Things I didn’t know before I watched ‘Mull – Eagle Paradise‘ using the BBC’s iPlayer catch-up service…

  • Wildlife Cameraman Gordon Buchanan is from Mull
  • The last Eagle was killed in the UK in 1918
  • Eagles were re-introduced initially to the island of Rhum in the 60s
  • Despite 140 birds being released in the 60s, the first Eagle chick to be born didn’t happen until 1985 on Mull
  • Mull is particularly appealing to Sea Eagles because, despite the name, they rather like the plentiful supply of rabbits
  • A third of all the sea eagles live on Mull

So, all things considered, I found this rather short BBC programme quite informative.

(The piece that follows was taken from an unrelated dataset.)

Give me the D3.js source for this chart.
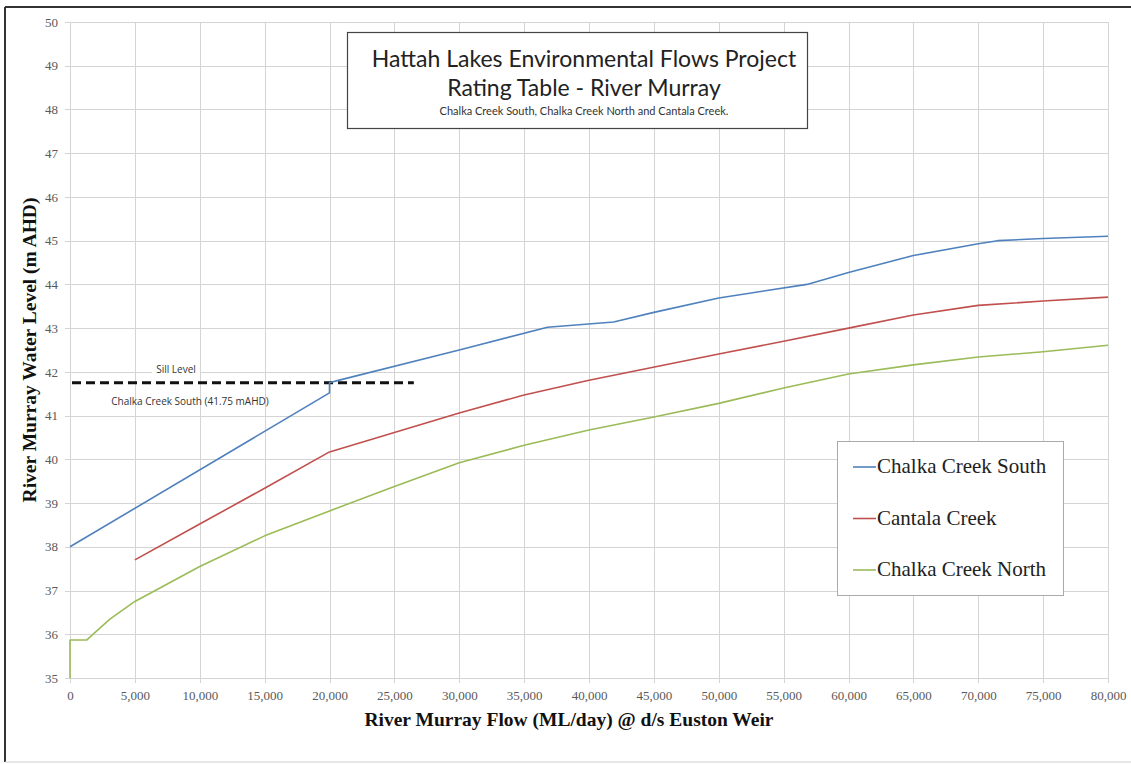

With only 10 minutes there wasn’t much talk of some of the resistance to the growth in eagle numbers from farmers, who feel that these beautiful birds are predating lambs. More studies are being done but, for now at least, it’s uncertain whether eagles actively kill live lambs or are simply scavenging dead carcasses.

There’s no doubt that eagles have been very beneficial to tourism on the Island. At Beach House we’ve seen them floating around high up over Loch Scridain and the Ross of Mull. Of course, people visit the island for many reasons, but there’s no denying that the eagles add something special to the mix.